Yesterday was the first day of the 17th bi-annual European White Dwarf Workshop, a weeklong-conference about white dwarf stars.
White dwarf stars are the slowly-fading embers left behind when most stars exhaust their fuel. Stars shine due to nuclear reactions in their cores. They fuse hydrogen atoms to make helium, and then they fuse helium atoms to make carbon and oxygen. The heaviest (most massive) stars can even fuse carbon and oxygen atoms into still heavier elements, but these stars are rare.

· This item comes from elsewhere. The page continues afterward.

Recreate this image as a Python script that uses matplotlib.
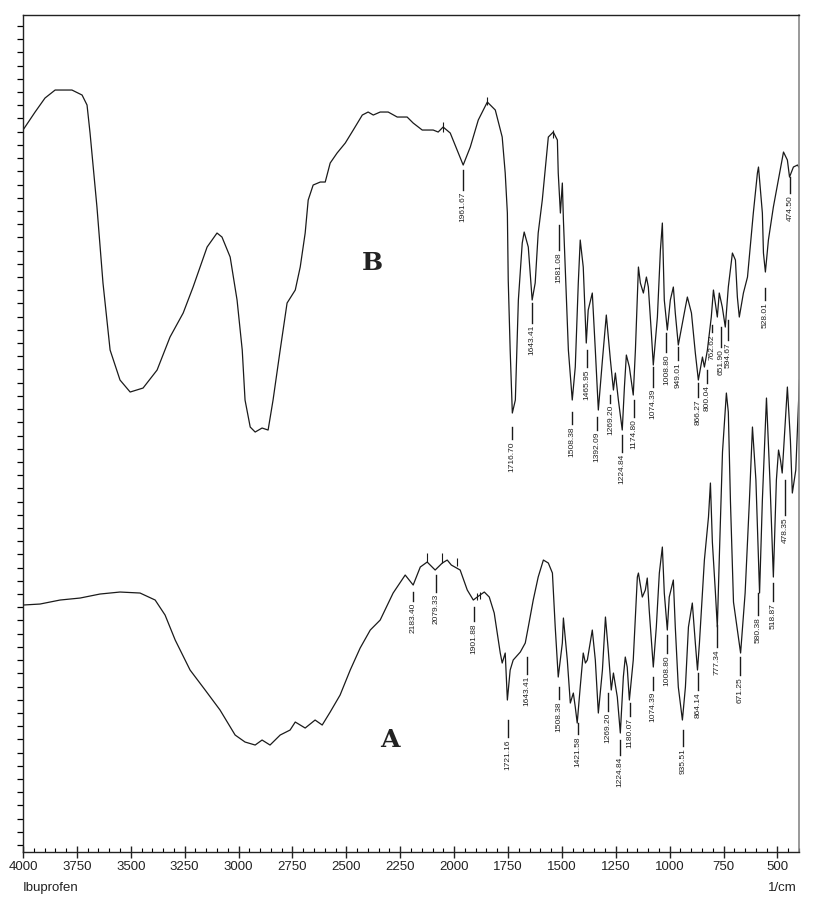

Once a star has fused as many atoms as it can into as heavy of elements as it can, the star swells up into a red giant star (the red giant sun will swell from its current diameter of about 1 million miles into a diameter of about 200 million miles, swallowing Mercury, Venus, and maybe even the Earth in the process). After spending some time as a red giant, a star will blow off its outer layers in a beautiful planetary nebula, exposing the white-hot nuclear reactor that was its core. This core, which can contain up to half the mass of the original star, is only about the diameter of the Earth. This is what we call a white dwarf.
Because white dwarfs are formed in this way, they are one of the few glimpses we astronomers have into the central nuclear engines that power stars. So, while you could say that this week is dedicated to studying dead stars, it is more like stellar forensics.
Yesterday one of the topics were white dwarfs with carbon and/or oxygen atmospheres. I've worked in this field quite a bit, and I was part of the team that discovered that many of these carbon-atmosphere white dwarfs change their brightness. Yesterday's talks made us wonder if maybe all of the carbon-atmosphere white dwarfs change their brightness. Every single one of these stars that has been studied in enough detail do indeed vary, which is unheard of in other kinds of white dwarfs.
Today I give my talk. I'll let you know how it goes.